MATERIAL PROVIDED ▸
....

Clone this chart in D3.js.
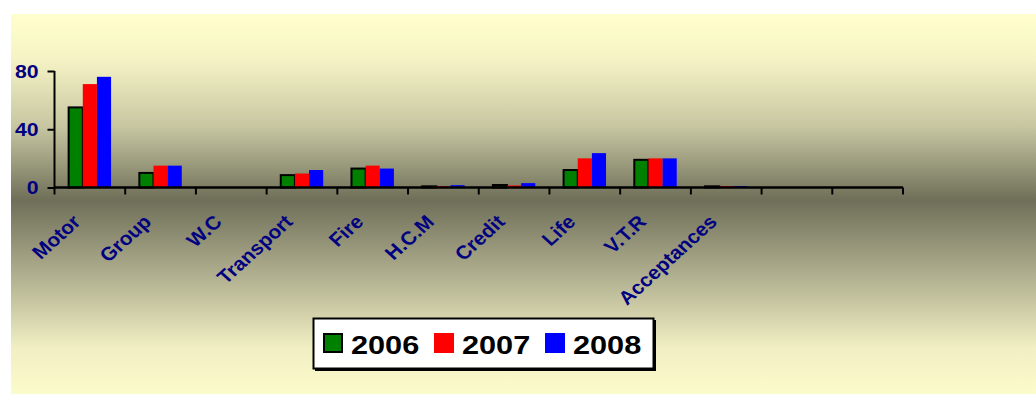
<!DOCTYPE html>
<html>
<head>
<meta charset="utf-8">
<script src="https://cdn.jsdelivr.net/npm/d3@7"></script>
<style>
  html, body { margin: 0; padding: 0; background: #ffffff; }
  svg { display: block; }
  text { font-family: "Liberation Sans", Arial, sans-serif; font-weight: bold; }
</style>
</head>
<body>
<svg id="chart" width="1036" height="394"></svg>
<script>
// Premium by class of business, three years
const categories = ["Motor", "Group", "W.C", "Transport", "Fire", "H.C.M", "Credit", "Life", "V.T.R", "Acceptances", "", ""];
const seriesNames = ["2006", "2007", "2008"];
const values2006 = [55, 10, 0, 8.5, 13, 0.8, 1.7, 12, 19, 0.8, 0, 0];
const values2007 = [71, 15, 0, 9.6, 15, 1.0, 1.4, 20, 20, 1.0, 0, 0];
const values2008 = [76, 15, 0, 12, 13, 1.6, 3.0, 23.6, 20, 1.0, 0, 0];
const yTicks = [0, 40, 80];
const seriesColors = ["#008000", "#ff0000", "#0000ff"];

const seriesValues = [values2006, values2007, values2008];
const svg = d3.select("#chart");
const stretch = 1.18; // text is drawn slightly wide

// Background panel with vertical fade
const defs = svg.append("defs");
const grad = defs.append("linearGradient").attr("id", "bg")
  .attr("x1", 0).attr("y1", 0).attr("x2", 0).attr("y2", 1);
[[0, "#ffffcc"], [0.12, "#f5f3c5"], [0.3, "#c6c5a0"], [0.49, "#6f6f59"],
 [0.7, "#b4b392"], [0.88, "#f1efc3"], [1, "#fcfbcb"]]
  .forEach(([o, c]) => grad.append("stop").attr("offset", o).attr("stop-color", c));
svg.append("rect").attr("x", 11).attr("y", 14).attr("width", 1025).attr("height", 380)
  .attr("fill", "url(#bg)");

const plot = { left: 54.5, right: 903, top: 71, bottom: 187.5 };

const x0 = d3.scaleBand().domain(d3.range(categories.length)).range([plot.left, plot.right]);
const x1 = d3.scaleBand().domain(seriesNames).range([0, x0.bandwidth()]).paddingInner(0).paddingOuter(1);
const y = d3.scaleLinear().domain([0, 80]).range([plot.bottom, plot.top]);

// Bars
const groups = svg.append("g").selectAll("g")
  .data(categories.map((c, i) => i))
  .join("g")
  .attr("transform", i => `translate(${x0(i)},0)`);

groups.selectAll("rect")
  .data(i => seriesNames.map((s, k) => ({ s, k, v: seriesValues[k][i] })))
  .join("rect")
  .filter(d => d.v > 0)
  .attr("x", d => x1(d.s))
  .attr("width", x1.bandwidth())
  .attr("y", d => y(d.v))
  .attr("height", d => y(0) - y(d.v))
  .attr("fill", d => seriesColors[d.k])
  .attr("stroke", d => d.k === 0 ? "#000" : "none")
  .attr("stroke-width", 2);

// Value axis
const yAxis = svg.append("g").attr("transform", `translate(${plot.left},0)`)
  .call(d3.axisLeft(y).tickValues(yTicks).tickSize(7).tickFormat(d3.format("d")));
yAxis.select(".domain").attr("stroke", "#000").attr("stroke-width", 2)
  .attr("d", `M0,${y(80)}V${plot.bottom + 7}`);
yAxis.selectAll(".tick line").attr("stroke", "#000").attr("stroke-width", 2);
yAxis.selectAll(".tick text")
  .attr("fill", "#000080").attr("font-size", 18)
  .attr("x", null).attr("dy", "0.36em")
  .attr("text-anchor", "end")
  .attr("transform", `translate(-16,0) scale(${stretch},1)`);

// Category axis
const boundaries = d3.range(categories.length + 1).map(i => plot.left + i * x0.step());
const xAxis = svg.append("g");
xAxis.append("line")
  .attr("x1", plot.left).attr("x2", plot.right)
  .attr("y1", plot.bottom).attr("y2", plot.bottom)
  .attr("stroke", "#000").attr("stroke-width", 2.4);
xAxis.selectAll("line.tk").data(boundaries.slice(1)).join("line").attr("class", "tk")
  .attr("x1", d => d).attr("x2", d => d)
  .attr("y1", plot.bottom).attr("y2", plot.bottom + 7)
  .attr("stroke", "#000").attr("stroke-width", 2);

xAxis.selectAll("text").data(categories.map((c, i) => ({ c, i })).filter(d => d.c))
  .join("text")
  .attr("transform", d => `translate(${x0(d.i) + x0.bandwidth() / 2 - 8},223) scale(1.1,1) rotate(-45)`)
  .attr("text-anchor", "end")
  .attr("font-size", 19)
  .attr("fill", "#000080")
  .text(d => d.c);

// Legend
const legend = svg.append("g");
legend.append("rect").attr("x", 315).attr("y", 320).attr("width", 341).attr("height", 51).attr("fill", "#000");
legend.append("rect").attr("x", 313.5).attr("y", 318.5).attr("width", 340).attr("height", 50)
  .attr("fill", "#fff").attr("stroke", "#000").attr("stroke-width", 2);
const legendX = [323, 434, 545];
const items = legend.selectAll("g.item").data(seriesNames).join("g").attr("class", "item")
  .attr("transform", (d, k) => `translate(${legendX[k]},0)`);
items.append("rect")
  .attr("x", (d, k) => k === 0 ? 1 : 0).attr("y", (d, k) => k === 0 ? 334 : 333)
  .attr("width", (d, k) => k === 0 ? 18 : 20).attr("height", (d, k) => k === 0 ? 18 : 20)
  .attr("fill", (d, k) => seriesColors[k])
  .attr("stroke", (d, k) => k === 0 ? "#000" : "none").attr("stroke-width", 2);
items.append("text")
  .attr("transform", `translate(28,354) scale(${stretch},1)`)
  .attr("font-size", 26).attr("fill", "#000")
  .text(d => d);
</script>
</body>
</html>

....

WHAT IS EXPECTED ▸ Write out each line of the listing above, exactly, from its first line to the line holding "const stretch = 1.18;", inclusive. Skip the pictures.

SOLUTION TO THE PROBLEM ▸
Clone this chart in D3.js.
<!DOCTYPE html>
<html>
<head>
<meta charset="utf-8">
<script src="https://cdn.jsdelivr.net/npm/d3@7"></script>
<style>
  html, body { margin: 0; padding: 0; background: #ffffff; }
  svg { display: block; }
  text { font-family: "Liberation Sans", Arial, sans-serif; font-weight: bold; }
</style>
</head>
<body>
<svg id="chart" width="1036" height="394"></svg>
<script>
// Premium by class of business, three years
const categories = ["Motor", "Group", "W.C", "Transport", "Fire", "H.C.M", "Credit", "Life", "V.T.R", "Acceptances", "", ""];
const seriesNames = ["2006", "2007", "2008"];
const values2006 = [55, 10, 0, 8.5, 13, 0.8, 1.7, 12, 19, 0.8, 0, 0];
const values2007 = [71, 15, 0, 9.6, 15, 1.0, 1.4, 20, 20, 1.0, 0, 0];
const values2008 = [76, 15, 0, 12, 13, 1.6, 3.0, 23.6, 20, 1.0, 0, 0];
const yTicks = [0, 40, 80];
const seriesColors = ["#008000", "#ff0000", "#0000ff"];

const seriesValues = [values2006, values2007, values2008];
const svg = d3.select("#chart");
const stretch = 1.18; // text is drawn slightly wide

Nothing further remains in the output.